ISIS's method of carrying out attacks is to threaten first, issue a fatwa, carry out the operation, and then publish a statement claiming responsibility.
- Conspiracy theory
Iran Supreme Leader representative and Friday prayer preacher in Tehran, Ahmed Khatami, vowed the perpetrators would face a painful fate.
Khatami added that ISIS is an agent of the US and Israel, noting that the terrorists received treatment in Israel when they were injured in Syria.
Meanwhile, former head of the National Security and Foreign Relations Committee, Heshmatollah Falahatpisheh, told the ILNA agency that Iran is facing a new terrorist war against the US and Israeli intelligence services, Mossad.
He indicated that when they face a problem, they carry out actions against Iran, especially since the US and Israelis received a blow from Soleimani.
- “ISIS - Khorasan Province”
More details about the authors of the attack and their motives could not be immediately established.

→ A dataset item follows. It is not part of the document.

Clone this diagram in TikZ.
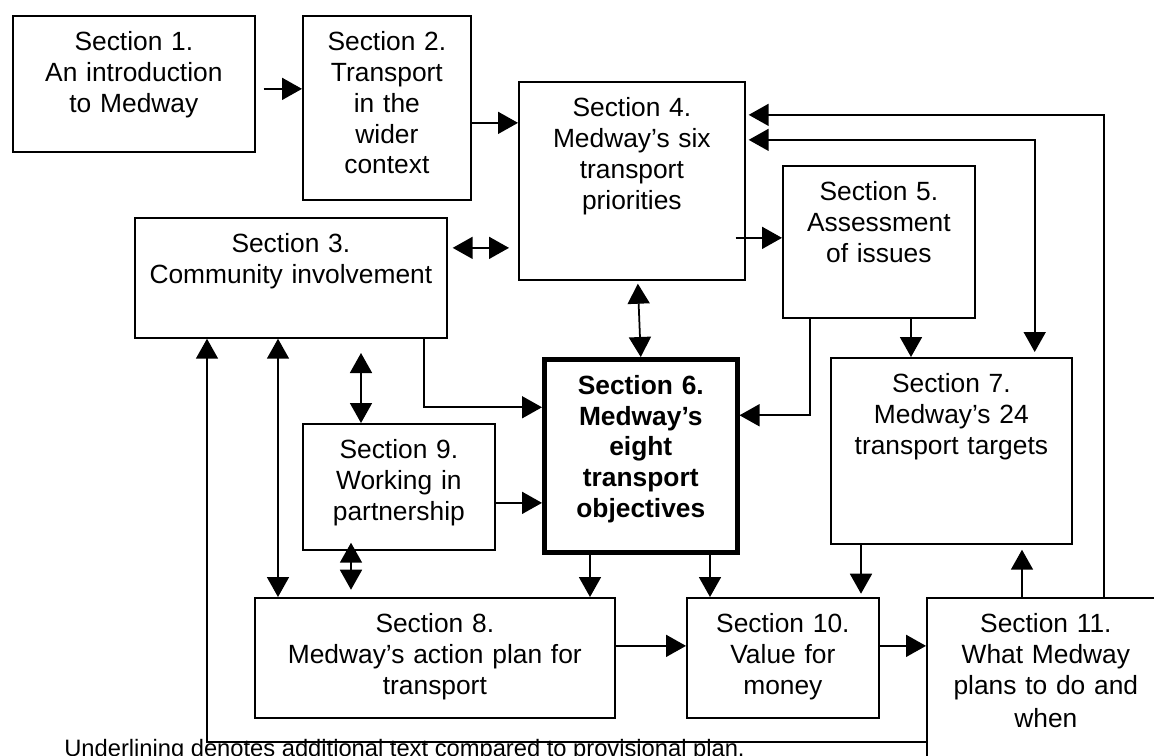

However, Aaron Zelin, an expert with the Washington Institute for Near East Policy think tank, said he would not be surprised if the attack was mounted by the Islamic State branch based in neighboring Afghanistan, known as ISIS-Khorasan, or ISIS-K.
Zelin told Reuters that Tehran accused ISIS-K of being behind many foiled plots in the last five years. Most of those arrested were Iranians, Central Asians, or Afghans from the Afghanistan-based affiliate's network rather than from the group's Iraq and Syria network.
A Taliban crackdown has weakened ISIS-K inside Afghanistan, forcing some members to move to neighbouring states, but the group has continued plotting operations outside the country, according to US officials.
In Washington, White House spokesman John Kirby told reporters the United States was in no position to doubt Islamic State's claim that it was responsible for Wednesday's attack.
The US stressed Wednesday that it was not involved in any way in the two bombings.
The State Department rejected any accusations against Washington or Tel Aviv being involved in the attack, considering it "ridiculous."
The Israeli government did not comment on the attack.